# Finding the cube root of a complex number $z$

$\text{Let }z = -2-2i \text{ where }i \text{ is imaginary. Find in Modulus-Argument form the cube roots of }z$

So far I've done this $$r = \sqrt8 = 2 \sqrt2 \\ \alpha = \frac{-\pi + \frac{\pi}{4}}{3} = \frac{-\pi}{4}$$

Which then leads me to believe that the first answer in Mod-Arg form is $$z_0 = 2\sqrt2 (\cos\frac{-\pi}{4} + i\sin\frac{-\pi}{4})$$

Then I increases the value of K by $1$ (Using De Moivre's Theorem for finding nth roots)

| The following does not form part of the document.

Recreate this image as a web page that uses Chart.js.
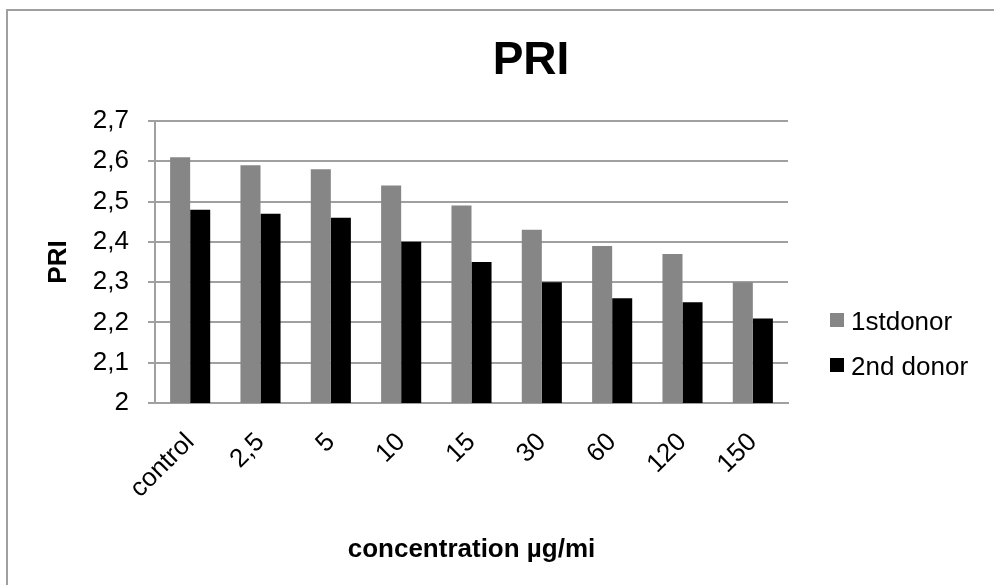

$$r = 2\sqrt2 \\ \alpha = \frac{(-\pi + \frac{\pi}{4})+2\pi(1)}{3} = \frac{5\pi}{12} \\ \text{Thus } z_1 = 2\sqrt2(\cos\frac{5\pi}{12} + i\sin\frac{5\pi}{12})$$

and finally, where $K = n-1 =2$

$$r = 2\sqrt2 \\ \alpha = \frac{(-\pi + \frac{\pi}{4})+2\pi(2)}{3} = \frac{13\pi}{12} \\$$

But $\frac{13\pi}{12} > \pi$, so $\frac{13\pi}{12} -2\pi = \frac{-11\pi}{12}$, so $$z_2 = 2\sqrt2(\cos\frac{-11\pi}{12} + i\sin\frac{-11\pi}{12})$$

The actual answers have exactly the same arguments, except the modulus is only $\sqrt2$, why so? Did I miss something in my working out? Thanks in advance.

• You need to take the cube root of the radius as well. $\sqrt[3]{2\sqrt{2}}=\sqrt{2}$.
– mjh
Sep 24, 2014 at 5:34
• Thank you! I didn't even notice that, thanks again! @mjh Sep 24, 2014 at 5:45

Seems like you forgot to take the cube root of $2\sqrt{2}$, after which, you get the answer.

If you look take a complex number $re^{i\theta}$ to the $n$th power, you get $r^n e^{in\theta}$.